Intramolecular Proton Transfer in the Radical Anion of Cytidine Monophosphate Sheds Light on the Sensitivities of Dry vs Wet DNA to Electron Attachment-Induced Damage

[Image: see text] Single-strand breaks (SSBs) induced via electron attachment were previously observed in dry DNA under ultrahigh vacuum (UHV), while hydrated electrons were found not able to induce this DNA damage in an aqueous solution. To explain these findings, crossed electron-molecular beam (CEMB) and anion photoelectron spectroscopy (aPES) experiments coupled to density functional theory (DFT) modeling were used to demonstrate the fundamental importance of proton transfer (PT) in radical anions formed via electron attachment.
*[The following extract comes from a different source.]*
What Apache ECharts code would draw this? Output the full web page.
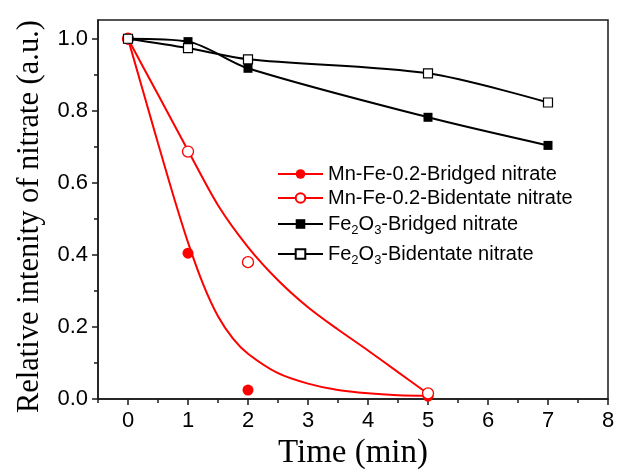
<!DOCTYPE html>
<html>
<head>
<meta charset="utf-8">
<script src="https://cdn.jsdelivr.net/npm/echarts@6/dist/echarts.min.js"></script>
<style>
  html, body { margin: 0; padding: 0; background: #ffffff; }
  #chart { width: 618px; height: 475px; }
</style>
</head>
<body>
<div id="chart"></div>
<script>
// Measured relative intensities
const mnBridgedX = [0, 1, 2, 5];
const mnBridgedY = [1.0, 0.405, 0.025, 0.008];
const mnBidentateX = [0, 1, 2, 5];
const mnBidentateY = [1.0, 0.687, 0.38, 0.016];
const feBridgedX = [0, 1, 2, 5, 7];
const feBridgedY = [1.0, 0.992, 0.918, 0.782, 0.704];
const feBidentateX = [0, 1, 2, 5, 7];
const feBidentateY = [1.0, 0.974, 0.943, 0.904, 0.823];

// Fitted decay curves for the Mn-Fe-0.2 sample
const mnBridgedFitX = [0, 0.25, 0.5, 0.75, 1, 1.25, 1.5, 1.75, 2, 2.5, 3, 3.5, 4, 4.5, 5];
const mnBridgedFitY = [1.0, 0.855, 0.71, 0.568, 0.435, 0.32, 0.23, 0.168, 0.126, 0.072, 0.043, 0.025, 0.016, 0.011, 0.009];
const mnBidentateFitX = [0, 0.5, 1, 1.5, 2, 2.5, 3, 3.5, 4, 4.5, 5];
const mnBidentateFitY = [1.0, 0.845, 0.69, 0.538, 0.422, 0.33, 0.255, 0.193, 0.135, 0.075, 0.015];

// Axis ticks
const xTicks = [0, 1, 2, 3, 4, 5, 6, 7, 8];
const xMinorTicks = [-0.5, 0.5, 1.5, 2.5, 3.5, 4.5, 5.5, 6.5, 7.5];
const yTicks = [0, 0.2, 0.4, 0.6, 0.8, 1.0];
const yMinorTicks = [0.1, 0.3, 0.5, 0.7, 0.9];

const seriesNames = [
  'Mn-Fe-0.2-Bridged nitrate',
  'Mn-Fe-0.2-Bidentate nitrate',
  'Fe2O3-Bridged nitrate',
  'Fe2O3-Bidentate nitrate'
];
const legendTops = [164, 188, 214, 244];

const pairs = (xs, ys) => xs.map((x, i) => [x, ys[i]]);

const RED = '#ff0000';
const BLACK = '#000000';
const AXIS = '#1a1a1a';
const X_MIN = -0.5, X_MAX = 8, Y_MIN = 0, Y_MAX = 1.052;

const labelFont = 'Liberation Sans';
const titleFont = 'Liberation Serif';

const chart = echarts.init(document.getElementById('chart'), null, { renderer: 'canvas' });

const baseX = {
  type: 'value', min: X_MIN, max: X_MAX, splitLine: { show: false }
};
const baseY = {
  type: 'value', min: Y_MIN, max: Y_MAX, splitLine: { show: false }
};

chart.setOption({
  animation: false,
  backgroundColor: '#ffffff',
  grid: {
    left: 98, right: 10, top: 20, bottom: 75,
    show: true, borderColor: AXIS, borderWidth: 1.5, backgroundColor: 'transparent'
  },
  xAxis: [
    Object.assign({}, baseX, {
      position: 'bottom',
      name: 'Time (min)',
      nameLocation: 'middle',
      nameGap: 37,
      nameTextStyle: { fontFamily: titleFont, fontSize: 33, color: BLACK },
      axisLine: { show: true, onZero: false, lineStyle: { color: AXIS, width: 1.5 } },
      axisTick: { show: true, inside: false, length: 6, customValues: xTicks, lineStyle: { color: AXIS, width: 1.5 } },
      axisLabel: { show: true, margin: 11, customValues: xTicks, fontFamily: labelFont, fontSize: 22, color: BLACK,
                   formatter: v => String(v) }
    }),
    Object.assign({}, baseX, {
      position: 'bottom',
      axisLine: { show: false, onZero: false },
      axisTick: { show: true, inside: false, length: 4, customValues: xMinorTicks, lineStyle: { color: AXIS, width: 1.5 } },
      axisLabel: { show: false }
    })
  ],
  yAxis: [
    Object.assign({}, baseY, {
      position: 'left',
      name: 'Relative intenity of nitrate (a.u.)',
      nameLocation: 'middle',
      nameGap: 53,
      nameTextStyle: { fontFamily: titleFont, fontSize: 30.5, color: BLACK, padding: [0, 14, 0, 0] },
      axisLine: { show: true, onZero: false, lineStyle: { color: AXIS, width: 1.5 } },
      axisTick: { show: true, inside: false, length: 6, customValues: yTicks, lineStyle: { color: AXIS, width: 1.5 } },
      axisLabel: { show: true, margin: 10, customValues: yTicks, fontFamily: labelFont, fontSize: 22, color: BLACK,
                   formatter: v => Number(v).toFixed(1) }
    }),
    Object.assign({}, baseY, {
      position: 'left',
      axisLine: { show: false, onZero: false },
      axisTick: { show: true, inside: false, length: 4, customValues: yMinorTicks, lineStyle: { color: AXIS, width: 1.5 } },
      axisLabel: { show: false }
    })
  ],
  legend: seriesNames.map((n, i) => ({
    data: [n],
    left: 277,
    top: legendTops[i],
    orient: 'vertical',
    padding: 0,
    itemGap: 0,
    itemWidth: 45,
    itemHeight: 12,
    selectedMode: false,
    formatter: name => name.replace('Fe2O3', 'Fe{sub|2}O{sub|3}'),
    textStyle: {
      fontFamily: labelFont, fontSize: 20, color: BLACK,
      rich: { sub: { fontFamily: labelFont, fontSize: 13, color: BLACK, padding: [12, 0, 0, 0] } }
    }
  })),
  series: [
    {
      name: seriesNames[0], type: 'line', xAxisIndex: 0, yAxisIndex: 0,
      data: pairs(mnBridgedFitX, mnBridgedFitY),
      smooth: 0.3, showSymbol: false, symbol: 'circle', symbolSize: 10,
      lineStyle: { color: RED, width: 2 }, itemStyle: { color: RED }, z: 2
    },
    {
      name: seriesNames[0], type: 'scatter', xAxisIndex: 0, yAxisIndex: 0,
      data: pairs(mnBridgedX, mnBridgedY),
      symbol: 'circle', symbolSize: 11, itemStyle: { color: RED, opacity: 1 }, z: 3
    },
    {
      name: seriesNames[1], type: 'line', xAxisIndex: 0, yAxisIndex: 0,
      data: pairs(mnBidentateFitX, mnBidentateFitY),
      smooth: 0.3, showSymbol: false, symbol: 'circle', symbolSize: 10,
      lineStyle: { color: RED, width: 2 },
      itemStyle: { color: '#ffffff', borderColor: RED, borderWidth: 1.3 }, z: 2
    },
    {
      name: seriesNames[1], type: 'scatter', xAxisIndex: 0, yAxisIndex: 0,
      data: pairs(mnBidentateX, mnBidentateY),
      symbol: 'circle', symbolSize: 11,
      itemStyle: { color: '#ffffff', borderColor: RED, borderWidth: 1.3, opacity: 1 }, z: 4
    },
    {
      name: seriesNames[2], type: 'line', xAxisIndex: 0, yAxisIndex: 0,
      data: pairs(feBridgedX, feBridgedY),
      smooth: 0.3, showSymbol: true, symbol: 'rect', symbolSize: 9,
      lineStyle: { color: BLACK, width: 2 }, itemStyle: { color: BLACK }, z: 5
    },
    {
      name: seriesNames[3], type: 'line', xAxisIndex: 0, yAxisIndex: 0,
      data: pairs(feBidentateX, feBidentateY),
      smooth: 0.3, showSymbol: true, symbol: 'rect', symbolSize: 9,
      lineStyle: { color: BLACK, width: 2 },
      itemStyle: { color: '#ffffff', borderColor: BLACK, borderWidth: 1.2 }, z: 6
    }
  ]
});
</script>
</body>
</html>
Three molecular systems were investigated: 5′-monophosphate of 2′-deoxycytidine (dCMPH), where PT in the electron adduct is feasible, and two ethylated derivatives, 5′-diethylphosphate and 3′,5′-tetraethyldiphosphate of 2′-deoxycytidine, where PT is blocked due to substitution of labile protons with the ethyl residues. CEMB and aPES experiments confirmed the cleavage of the C3′/C5′–O bond as the main dissociation channel related to electron attachment in the ethylated derivatives. In the case of dCMPH, however, electron attachment (in the aPES experiments) yielded its parent (intact) radical anion, dCMPH(–), suggesting that its dissociation was inhibited. The aPES-measured vertical detachment energy of the dCMPH(–) was found to be 3.27 eV, which agreed with its B3LYP/6-31++G(d,p)-calculated value and implied that electron-induced proton transfer (EIPT) had occurred during electron attachment to the dCMPH model nucleotide. In other words, EIPT, subduing dissociation, appeared to be somewhat protective against SSB. While EIPT is facilitated in solution compared to the dry environment, the above findings are consistent with the stability of DNA against hydrated electron-induced SSB in solution versus free electron-induced SSB formation in dry DNA.